* Start Data lines *

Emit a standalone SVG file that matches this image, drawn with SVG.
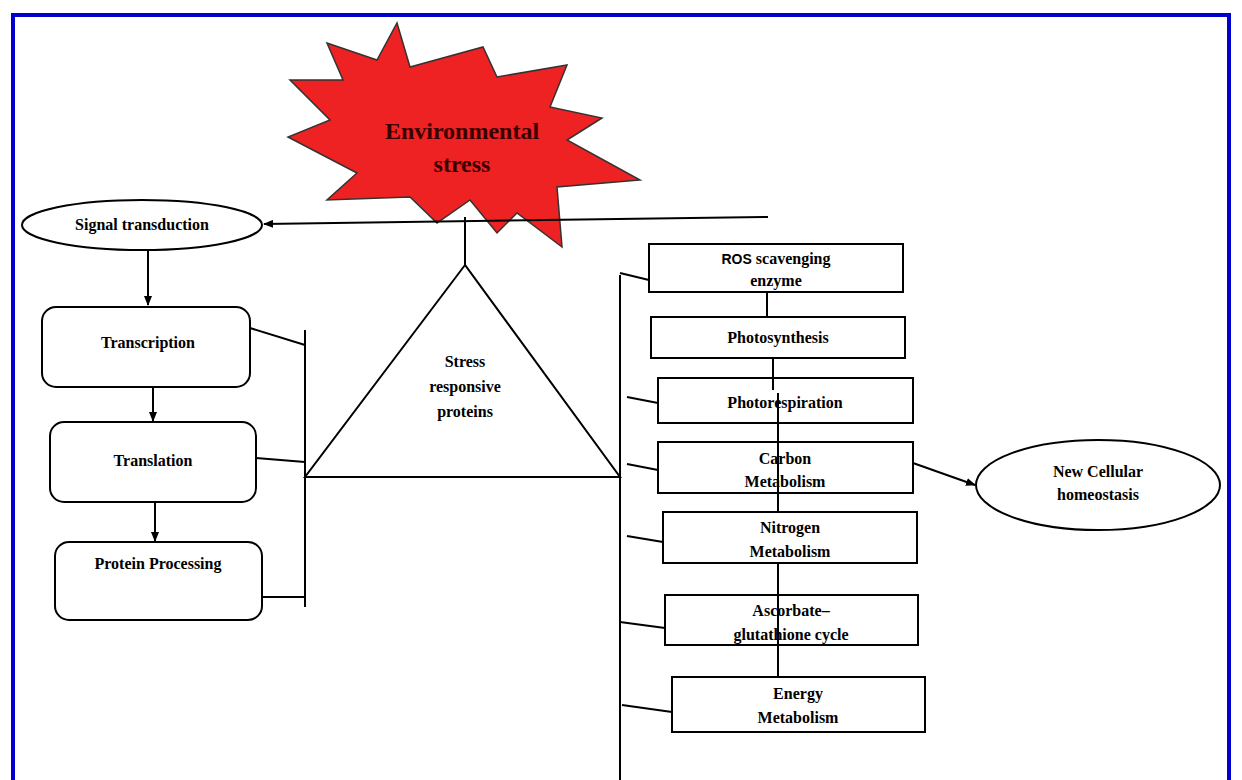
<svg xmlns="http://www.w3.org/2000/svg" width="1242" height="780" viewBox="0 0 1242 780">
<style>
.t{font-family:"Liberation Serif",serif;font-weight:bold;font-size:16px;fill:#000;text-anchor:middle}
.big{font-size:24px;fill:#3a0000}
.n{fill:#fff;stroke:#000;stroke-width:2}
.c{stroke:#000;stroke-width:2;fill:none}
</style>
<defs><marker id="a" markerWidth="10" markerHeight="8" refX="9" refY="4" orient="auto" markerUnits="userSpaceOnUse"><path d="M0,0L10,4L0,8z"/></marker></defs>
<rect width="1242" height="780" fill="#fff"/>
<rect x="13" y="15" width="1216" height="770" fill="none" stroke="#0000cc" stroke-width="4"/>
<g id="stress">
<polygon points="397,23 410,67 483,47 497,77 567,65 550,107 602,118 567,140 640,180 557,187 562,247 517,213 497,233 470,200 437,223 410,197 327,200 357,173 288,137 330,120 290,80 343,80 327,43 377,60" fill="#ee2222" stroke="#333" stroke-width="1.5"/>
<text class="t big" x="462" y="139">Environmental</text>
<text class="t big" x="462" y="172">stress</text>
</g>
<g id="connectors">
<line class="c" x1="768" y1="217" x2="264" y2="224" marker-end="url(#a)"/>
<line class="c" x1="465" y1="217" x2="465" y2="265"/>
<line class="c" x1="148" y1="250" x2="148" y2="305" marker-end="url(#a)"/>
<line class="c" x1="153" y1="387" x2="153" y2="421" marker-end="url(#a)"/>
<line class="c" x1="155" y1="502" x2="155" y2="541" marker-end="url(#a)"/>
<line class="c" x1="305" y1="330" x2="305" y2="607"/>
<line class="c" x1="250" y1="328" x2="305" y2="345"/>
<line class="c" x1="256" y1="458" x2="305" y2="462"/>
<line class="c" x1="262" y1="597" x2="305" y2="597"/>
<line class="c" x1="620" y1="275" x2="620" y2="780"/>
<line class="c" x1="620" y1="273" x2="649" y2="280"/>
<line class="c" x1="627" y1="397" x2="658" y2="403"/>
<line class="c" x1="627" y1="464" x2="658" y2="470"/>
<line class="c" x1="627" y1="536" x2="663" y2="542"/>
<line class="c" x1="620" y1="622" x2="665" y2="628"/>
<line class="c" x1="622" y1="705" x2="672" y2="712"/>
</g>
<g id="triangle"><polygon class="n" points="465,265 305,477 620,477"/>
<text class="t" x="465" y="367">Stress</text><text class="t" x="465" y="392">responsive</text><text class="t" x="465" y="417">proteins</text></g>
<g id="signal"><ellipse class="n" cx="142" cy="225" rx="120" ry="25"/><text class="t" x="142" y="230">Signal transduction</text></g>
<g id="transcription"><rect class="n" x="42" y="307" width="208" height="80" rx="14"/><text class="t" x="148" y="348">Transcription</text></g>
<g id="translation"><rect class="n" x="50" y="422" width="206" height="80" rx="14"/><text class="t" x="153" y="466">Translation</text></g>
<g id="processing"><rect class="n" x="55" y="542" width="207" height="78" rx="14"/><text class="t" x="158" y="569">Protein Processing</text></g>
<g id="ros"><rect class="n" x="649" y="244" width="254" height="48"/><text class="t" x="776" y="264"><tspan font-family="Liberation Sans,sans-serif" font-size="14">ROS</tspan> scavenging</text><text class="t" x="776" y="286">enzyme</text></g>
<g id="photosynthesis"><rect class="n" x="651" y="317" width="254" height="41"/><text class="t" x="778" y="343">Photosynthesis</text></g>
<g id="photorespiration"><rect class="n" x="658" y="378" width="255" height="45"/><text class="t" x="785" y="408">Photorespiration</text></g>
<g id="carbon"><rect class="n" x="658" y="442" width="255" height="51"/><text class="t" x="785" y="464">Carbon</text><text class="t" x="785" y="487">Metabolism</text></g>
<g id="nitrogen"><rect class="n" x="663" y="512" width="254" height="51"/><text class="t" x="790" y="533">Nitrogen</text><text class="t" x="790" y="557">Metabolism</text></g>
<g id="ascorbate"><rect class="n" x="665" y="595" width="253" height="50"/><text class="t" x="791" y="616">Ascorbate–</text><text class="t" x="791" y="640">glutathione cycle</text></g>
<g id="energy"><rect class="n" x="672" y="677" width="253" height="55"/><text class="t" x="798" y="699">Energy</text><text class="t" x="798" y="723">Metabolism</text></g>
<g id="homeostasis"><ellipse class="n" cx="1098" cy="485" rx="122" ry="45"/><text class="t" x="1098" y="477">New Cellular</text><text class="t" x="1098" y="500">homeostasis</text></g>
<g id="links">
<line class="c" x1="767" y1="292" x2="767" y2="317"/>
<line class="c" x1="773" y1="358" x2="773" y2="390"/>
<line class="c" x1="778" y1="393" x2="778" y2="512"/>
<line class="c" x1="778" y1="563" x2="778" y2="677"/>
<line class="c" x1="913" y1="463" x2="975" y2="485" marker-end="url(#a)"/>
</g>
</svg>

* End Data lines *

### Set task
Are you able to set down all the lines above exactly, without any pictures?

### Complete output
Emit a standalone SVG file that matches this image, drawn with SVG.
<svg xmlns="http://www.w3.org/2000/svg" width="1242" height="780" viewBox="0 0 1242 780">
<style>
.t{font-family:"Liberation Serif",serif;font-weight:bold;font-size:16px;fill:#000;text-anchor:middle}
.big{font-size:24px;fill:#3a0000}
.n{fill:#fff;stroke:#000;stroke-width:2}
.c{stroke:#000;stroke-width:2;fill:none}
</style>
<defs><marker id="a" markerWidth="10" markerHeight="8" refX="9" refY="4" orient="auto" markerUnits="userSpaceOnUse"><path d="M0,0L10,4L0,8z"/></marker></defs>
<rect width="1242" height="780" fill="#fff"/>
<rect x="13" y="15" width="1216" height="770" fill="none" stroke="#0000cc" stroke-width="4"/>
<g id="stress">
<polygon points="397,23 410,67 483,47 497,77 567,65 550,107 602,118 567,140 640,180 557,187 562,247 517,213 497,233 470,200 437,223 410,197 327,200 357,173 288,137 330,120 290,80 343,80 327,43 377,60" fill="#ee2222" stroke="#333" stroke-width="1.5"/>
<text class="t big" x="462" y="139">Environmental</text>
<text class="t big" x="462" y="172">stress</text>
</g>
<g id="connectors">
<line class="c" x1="768" y1="217" x2="264" y2="224" marker-end="url(#a)"/>
<line class="c" x1="465" y1="217" x2="465" y2="265"/>
<line class="c" x1="148" y1="250" x2="148" y2="305" marker-end="url(#a)"/>
<line class="c" x1="153" y1="387" x2="153" y2="421" marker-end="url(#a)"/>
<line class="c" x1="155" y1="502" x2="155" y2="541" marker-end="url(#a)"/>
<line class="c" x1="305" y1="330" x2="305" y2="607"/>
<line class="c" x1="250" y1="328" x2="305" y2="345"/>
<line class="c" x1="256" y1="458" x2="305" y2="462"/>
<line class="c" x1="262" y1="597" x2="305" y2="597"/>
<line class="c" x1="620" y1="275" x2="620" y2="780"/>
<line class="c" x1="620" y1="273" x2="649" y2="280"/>
<line class="c" x1="627" y1="397" x2="658" y2="403"/>
<line class="c" x1="627" y1="464" x2="658" y2="470"/>
<line class="c" x1="627" y1="536" x2="663" y2="542"/>
<line class="c" x1="620" y1="622" x2="665" y2="628"/>
<line class="c" x1="622" y1="705" x2="672" y2="712"/>
</g>
<g id="triangle"><polygon class="n" points="465,265 305,477 620,477"/>
<text class="t" x="465" y="367">Stress</text><text class="t" x="465" y="392">responsive</text><text class="t" x="465" y="417">proteins</text></g>
<g id="signal"><ellipse class="n" cx="142" cy="225" rx="120" ry="25"/><text class="t" x="142" y="230">Signal transduction</text></g>
<g id="transcription"><rect class="n" x="42" y="307" width="208" height="80" rx="14"/><text class="t" x="148" y="348">Transcription</text></g>
<g id="translation"><rect class="n" x="50" y="422" width="206" height="80" rx="14"/><text class="t" x="153" y="466">Translation</text></g>
<g id="processing"><rect class="n" x="55" y="542" width="207" height="78" rx="14"/><text class="t" x="158" y="569">Protein Processing</text></g>
<g id="ros"><rect class="n" x="649" y="244" width="254" height="48"/><text class="t" x="776" y="264"><tspan font-family="Liberation Sans,sans-serif" font-size="14">ROS</tspan> scavenging</text><text class="t" x="776" y="286">enzyme</text></g>
<g id="photosynthesis"><rect class="n" x="651" y="317" width="254" height="41"/><text class="t" x="778" y="343">Photosynthesis</text></g>
<g id="photorespiration"><rect class="n" x="658" y="378" width="255" height="45"/><text class="t" x="785" y="408">Photorespiration</text></g>
<g id="carbon"><rect class="n" x="658" y="442" width="255" height="51"/><text class="t" x="785" y="464">Carbon</text><text class="t" x="785" y="487">Metabolism</text></g>
<g id="nitrogen"><rect class="n" x="663" y="512" width="254" height="51"/><text class="t" x="790" y="533">Nitrogen</text><text class="t" x="790" y="557">Metabolism</text></g>
<g id="ascorbate"><rect class="n" x="665" y="595" width="253" height="50"/><text class="t" x="791" y="616">Ascorbate–</text><text class="t" x="791" y="640">glutathione cycle</text></g>
<g id="energy"><rect class="n" x="672" y="677" width="253" height="55"/><text class="t" x="798" y="699">Energy</text><text class="t" x="798" y="723">Metabolism</text></g>
<g id="homeostasis"><ellipse class="n" cx="1098" cy="485" rx="122" ry="45"/><text class="t" x="1098" y="477">New Cellular</text><text class="t" x="1098" y="500">homeostasis</text></g>
<g id="links">
<line class="c" x1="767" y1="292" x2="767" y2="317"/>
<line class="c" x1="773" y1="358" x2="773" y2="390"/>
<line class="c" x1="778" y1="393" x2="778" y2="512"/>
<line class="c" x1="778" y1="563" x2="778" y2="677"/>
<line class="c" x1="913" y1="463" x2="975" y2="485" marker-end="url(#a)"/>
</g>
</svg>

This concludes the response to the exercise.